Search code examples
pythonlistnestedpython-multiprocessing

python multiprocessing - Turning a nested Manager().list() into a nested Python list


I created a Manager list of lists to share between Processes so it updates correctly, but I don't know how to transform it into a Python list of lists afterwards to access it:

myList = Manager().list([Manager().list()])
p = Pool(processes=30)
p.apply_async(update_list, args=(myList))
p.close()
p.join()

myList = ?

I am aware of this method to transform a Manager list into a Python list, but need help on figuring out how to apply it to a nested list:

myList = Manager().list()
p = Pool(processes=30)
p.apply_async(update_list, args=(myList))
p.close()
p.join()

myList = list(myList)

EDIT: @Grismar suggested using myList = [list(sub) for sub in myList] but this minimal, reproducible code throws an FileNotFoundError: [Errno 2] No such file or directory error on my end:

from multiprocessing import Pool, Manager  
def update_list(myList):     
     myList.append(['test1','test2'])  
myList = Manager().list([Manager().list()]) 
p = Pool(processes=30) 
p.apply_async(update_list, args=(myList)) 
p.close() 
p.join()  
myList = [list(sub) for sub in myList]

Solution

  • There are numerous errors in your code, many already pointed out by other answers and comments here, so I am not going to repeat them.

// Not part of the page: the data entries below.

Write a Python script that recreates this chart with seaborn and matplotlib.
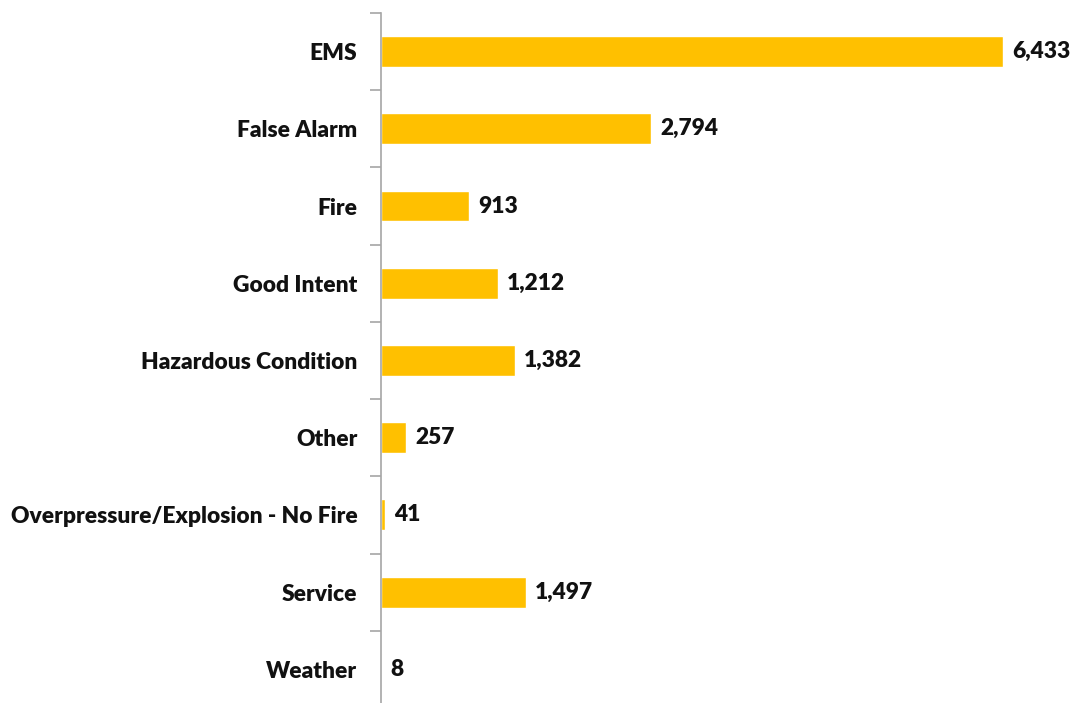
import pandas as pd
import seaborn as sns
import matplotlib.pyplot as plt

categories = ['EMS', 'False Alarm', 'Fire', 'Good Intent', 'Hazardous Condition',
              'Other', 'Overpressure/Explosion - No Fire', 'Service', 'Weather']
counts = [6433, 2794, 913, 1212, 1382, 257, 41, 1497, 8]

df = pd.DataFrame({'category': categories, 'count': counts})

sns.set_style('white')
plt.rcParams['font.family'] = ['Lato', 'DejaVu Sans']

fig = plt.figure(figsize=(10.72, 7.03), dpi=100)
ax = fig.add_axes([381 / 1072, -5 / 703, 1 - 381 / 1072, 695 / 703])

sns.barplot(data=df, y='category', x='count', color='#FFC000', width=0.4,
            saturation=1, ax=ax, orient='h')

ax.set_xlim(0, 7146)
ax.set_ylim(len(categories) - 0.5, -0.5)
ax.set_xlabel('')
ax.set_ylabel('')
ax.set_xticks([])

# ticks at category boundaries, labels centered
ax.set_yticks([i - 0.5 for i in range(len(categories) + 1)], minor=False)
ax.set_yticklabels([])
ax.tick_params(axis='y', which='major', length=8, width=1.2, color='#a6a6a6', left=True)
ax.set_yticks(range(len(categories)), minor=True)
ax.set_yticklabels(categories, minor=True, fontsize=16.4, fontweight='heavy', color='#111111')
ax.tick_params(axis='y', which='minor', length=0, pad=17)

for s in ['top', 'right', 'bottom']:
    ax.spines[s].set_visible(False)
ax.spines['left'].set_color('#a6a6a6')
ax.spines['left'].set_linewidth(1.2)

for i, v in enumerate(counts):
    ax.annotate(f'{v:,}', xy=(v, i), xytext=(6.5, 0), textcoords='offset points',
                va='center', ha='left', fontsize=16.4, fontweight='heavy', color='#111111')

fig.savefig('out.png', dpi=100)
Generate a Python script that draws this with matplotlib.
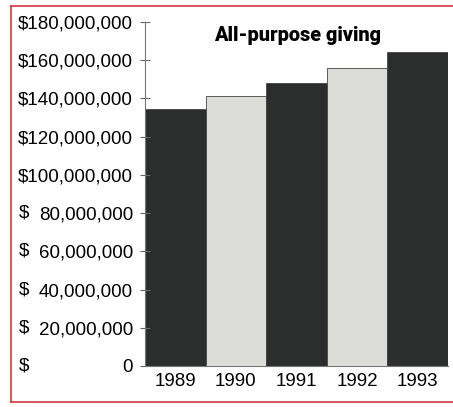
import matplotlib.pyplot as plt
from matplotlib.lines import Line2D
from matplotlib.transforms import blended_transform_factory

years = ["1989", "1990", "1991", "1992", "1993"]
giving = [134500000, 141400000, 147900000, 156100000, 164100000]
bar_colors = ["#2c2e2e", "#dcdcd8", "#2c2e2e", "#dcdcd8", "#2c2e2e"]
y_ticks = [0, 20000000, 40000000, 60000000, 80000000, 100000000,
           120000000, 140000000, 160000000, 180000000]

plt.rcParams['font.family'] = ['Liberation Sans', 'DejaVu Sans']

fig = plt.figure(figsize=(4.53, 4.07), dpi=100)
ax = fig.add_axes([145 / 453, 1 - 366 / 407, 303 / 453, 344 / 407])

x = range(len(years))
ax.bar(x, giving, width=1.0, color=bar_colors, edgecolor="#444444", linewidth=0.6)

ax.set_xlim(-0.5, 4.5)
ax.set_ylim(0, 180000000)
ax.set_xticks(list(x))
ax.set_xticklabels(years, fontsize=13.5)
ax.tick_params(axis="x", length=0, pad=5)

# accounting-style labels: "$" sits in its own column on the left
labels = []
for v in y_ticks:
    if v >= 100000000:
        labels.append(f"${v:,}")
    elif v == 0:
        labels.append("0")
    else:
        labels.append(f"{v:,}")
ax.set_yticks(y_ticks)
ax.set_yticklabels(labels, fontsize=13.5)
ax.tick_params(axis="y", direction="inout", length=7, width=0.8, color="#666666", pad=5)

trans = blended_transform_factory(fig.transFigure, ax.transData)
for v in y_ticks:
    if v < 100000000:
        fig.text(19 / 453, v, "$", transform=trans, fontsize=13.5, va="center", ha="left")

for side in ["top", "right"]:
    ax.spines[side].set_visible(False)
ax.spines["left"].set_color("#777777")
ax.spines["left"].set_linewidth(0.8)
ax.spines["bottom"].set_color("#777777")
ax.spines["bottom"].set_linewidth(0.8)

ax.text(0.502, 0.962, "All-purpose giving", transform=ax.transAxes, ha="center", va="center",
        fontsize=14.3, fontweight="heavy", family=["Roboto", "DejaVu Sans"])

# red frame round the figure
red = "#d03a3f"
fig.add_artist(Line2D([10.5 / 453, 10.5 / 453], [1 - 5.5 / 407, 1 - 402 / 407], color=red, lw=1.2))
fig.add_artist(Line2D([10.5 / 453, 0.999], [1 - 5.5 / 407, 1 - 5.5 / 407], color=red, lw=1.2))
fig.add_artist(Line2D([10.5 / 453, 0.999], [1 - 402 / 407, 1 - 402 / 407], color=red, lw=1.2))

fig.savefig("out.png", dpi=100)
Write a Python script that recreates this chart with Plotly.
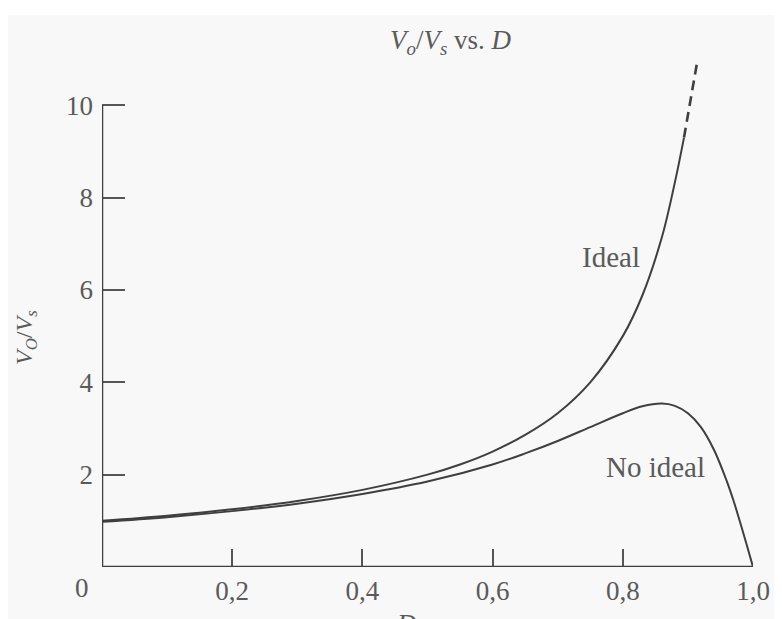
import plotly.graph_objects as go

# Duty cycle D and Vo/Vs
d_ideal = [0.0, 0.1, 0.2, 0.3, 0.4, 0.5, 0.55, 0.6, 0.65, 0.7, 0.75, 0.8, 0.83, 0.86, 0.88, 0.894]
v_ideal = [1.0, 1.11, 1.25, 1.43, 1.67, 2.0, 2.22, 2.5, 2.86, 3.33, 4.0, 5.0, 5.88, 7.14, 8.33, 9.3]

d_ideal_dash = [0.894, 0.905, 0.915]
v_ideal_dash = [9.3, 10.15, 11.0]

d_real = [0.0, 0.1, 0.2, 0.3, 0.4, 0.5, 0.6, 0.65, 0.7, 0.75, 0.8, 0.83, 0.86, 0.88, 0.9,
          0.92, 0.94, 0.96, 0.97, 0.98, 0.99, 1.0]
v_real = [0.98, 1.08, 1.21, 1.37, 1.58, 1.85, 2.22, 2.46, 2.73, 3.03, 3.33, 3.48, 3.54, 3.49, 3.33,
          3.03, 2.54, 1.85, 1.44, 0.98, 0.5, 0.0]

x_ticks = [0.2, 0.4, 0.6, 0.8, 1.0]
x_tick_text = ["0,2", "0,4", "0,6", "0,8", "1,0"]
y_ticks = [2, 4, 6, 8, 10]
y_tick_text = ["2", "4", "6", "8", "10"]

LINE = "#3f3f3f"
TXT = "#5a5a5a"
FONT = "Liberation Serif"

# page offset (body margin) of 8px
OFF = 8
W, H = 782 - OFF, 619 - OFF
L, R, T, B = 102 - OFF, 21, 36 - OFF, 52
pw, ph = W - L - R, H - T - B

fig = go.Figure()
fig.add_trace(go.Scatter(x=d_ideal, y=v_ideal, mode="lines", line=dict(color=LINE, width=2, shape="spline"),
                         showlegend=False, hoverinfo="skip"))
fig.add_trace(go.Scatter(x=d_ideal_dash, y=v_ideal_dash, mode="lines",
                         line=dict(color=LINE, width=2.6, dash="10px,6px"), showlegend=False, hoverinfo="skip"))
fig.add_trace(go.Scatter(x=d_real, y=v_real, mode="lines", line=dict(color=LINE, width=2, shape="spline"),
                         showlegend=False, hoverinfo="skip"))

# axis lines
fig.add_shape(type="line", xref="x", yref="y", x0=0, y0=0, x1=0, y1=10, line=dict(color=LINE, width=2.5))
fig.add_shape(type="line", xref="x", yref="y", x0=0, y0=0, x1=1, y1=0, line=dict(color=LINE, width=2.5))
# white strip at top of scan
top_y = H - B - (15 - OFF)
fig.add_shape(type="rect", xref="paper", yref="paper", x0=-0.3, x1=1.2, y0=top_y / ph, y1=(H - B + 5) / ph,
              fillcolor="white", line=dict(width=0), layer="below")

fig.update_xaxes(range=[0, 1], tickvals=x_ticks, ticktext=x_tick_text, ticks="inside", ticklen=18,
                 tickwidth=1.5, tickcolor="#555", showline=False, showgrid=False, zeroline=False,
                 tickfont=dict(family=FONT, size=27, color=TXT), ticklabelstandoff=5)
fig.update_yaxes(range=[0, 11.5], tickvals=y_ticks, ticktext=y_tick_text, ticks="inside", ticklen=23,
                 tickwidth=1.5, tickcolor="#555", showline=False, showgrid=False, zeroline=False,
                 tickfont=dict(family=FONT, size=27, color=TXT), ticklabelstandoff=8)

ann = [
    dict(text="<i>V<sub>o</sub></i>/<i>V<sub>s</sub></i> vs. <i>D</i>", x=455, y=42, size=27),
    dict(text="Ideal", x=617, y=257, size=29),
    dict(text="No ideal", x=662, y=467, size=29),
    dict(text="0", x=82, y=588, size=27),
    dict(text="<i>D</i>", x=410, y=624, size=27),
]
for a in ann:
    fig.add_annotation(text=a["text"], xref="paper", yref="paper",
                       x=(a["x"] - OFF - L) / pw, y=(H - B - (a["y"] - OFF)) / ph,
                       showarrow=False, xanchor="center", yanchor="middle",
                       font=dict(family=FONT, size=a["size"], color=TXT))
fig.add_annotation(text="<i>V<sub>O</sub></i>/<i>V<sub>s</sub></i>", xref="paper", yref="paper",
                   x=(25 - OFF - L) / pw, y=(H - B - (337 - OFF)) / ph, textangle=-90, showarrow=False,
                   xanchor="center", yanchor="middle", font=dict(family=FONT, size=24, color=TXT))

fig.update_layout(width=W, height=H, margin=dict(l=L, r=R, t=T, b=B),
                  paper_bgcolor="#f8f8f8", plot_bgcolor="#f8f8f8")
fig.write_html("out.html")
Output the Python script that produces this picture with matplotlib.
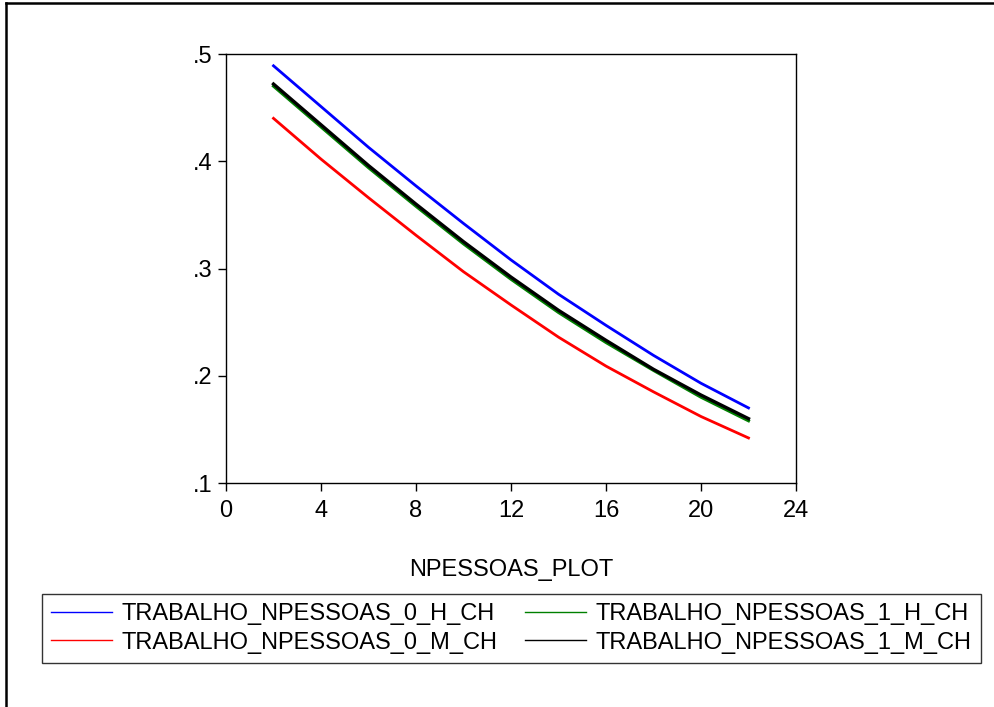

Now for your FileNotFoundError, this happens because your nested manager list is garbage collected the moment it is created as you're not creating a reference to it. Therefore, when you try to access elements inside myList (which includes this already deleted manager list), you get an error. So to fix that, simply create a reference to the list before nesting it:

    alist = Manager().list()
    myList = Manager().list([alist])
    

    Now for your main question, as others have pointed out, you can use list along with a list comprehension to convert a manager list to an actual list, but only if the manager list is only one nested level deep. For example, consider this code where the nested list is two levels deep:

    if __name__ == '__main__':
        alist = Manager().list()
        blist = Manager().list([alist])
    
        # myList is two nested levels deep
        myList = Manager().list([blist])
    
        p = Pool(processes=1)
        p.apply_async(update_list, args=(myList, )).get()
    
        p.close()
        p.join()
        
        print('before:', myList)
        myList = [list(sub) for sub in myList]
        print('after:', myList)
    

    This will not return the expected output:

    before: [<ListProxy object, typeid 'list' at 0x1d8a7d22e50>, ['test1', 'test2']]
    after: [[<ListProxy object, typeid 'list' at 0x23412e13a60>], ['test1', 'test2']]
    

    Therefore, I prefer this more general, approach below instead, which would work for any amount of nested levels (if any) and would return the expected output even if you don't submit a managed list at all or submit a managed list without any nested lists. It works because it checks each element of the list recursively:

    from multiprocessing import Pool, Manager
    from multiprocessing.managers import ListProxy
    
    
    def update_list(myList):
         myList.append(['test1','test2'])
    
    
    def get_value(l):
        return [get_value(sub_l) if isinstance(sub_l, ListProxy) else sub_l for sub_l in l]
    
    
    if __name__ == '__main__':
        alist = Manager().list()
        blist = Manager().list([alist])
    
        # myList is two nested levels deep
        myList = Manager().list([blist])
    
        p = Pool(processes=1)
        p.apply_async(update_list, args=(myList, )).get()
    
        p.close()
        p.join()
    
        print('before:', myList)
        myList = get_value(myList)
        print('after:', myList)
    

    Output

    before: [<ListProxy object, typeid 'list' at 0x226dfb72e20>, ['test1', 'test2']]
    after: [[[]], ['test1', 'test2']]
    

    If your list is long, then you make the above get_value more performant by making it request the whole list in one go and not open a connection to the manager server everytime it iterates over an element:

    def get_value(l):
        l = list(l)
        return [get_value(sub_l) if isinstance(sub_l, ListProxy) else sub_l for sub_l in l]
    

    As a sidenote, it seems that you want to create nested manager lists so that the outer list gets updated automatically if any change is made to the nested list. If that is the case, then you may want to check this answer, which outlines a way to automatically handle that without you having to manually create nested manager lists.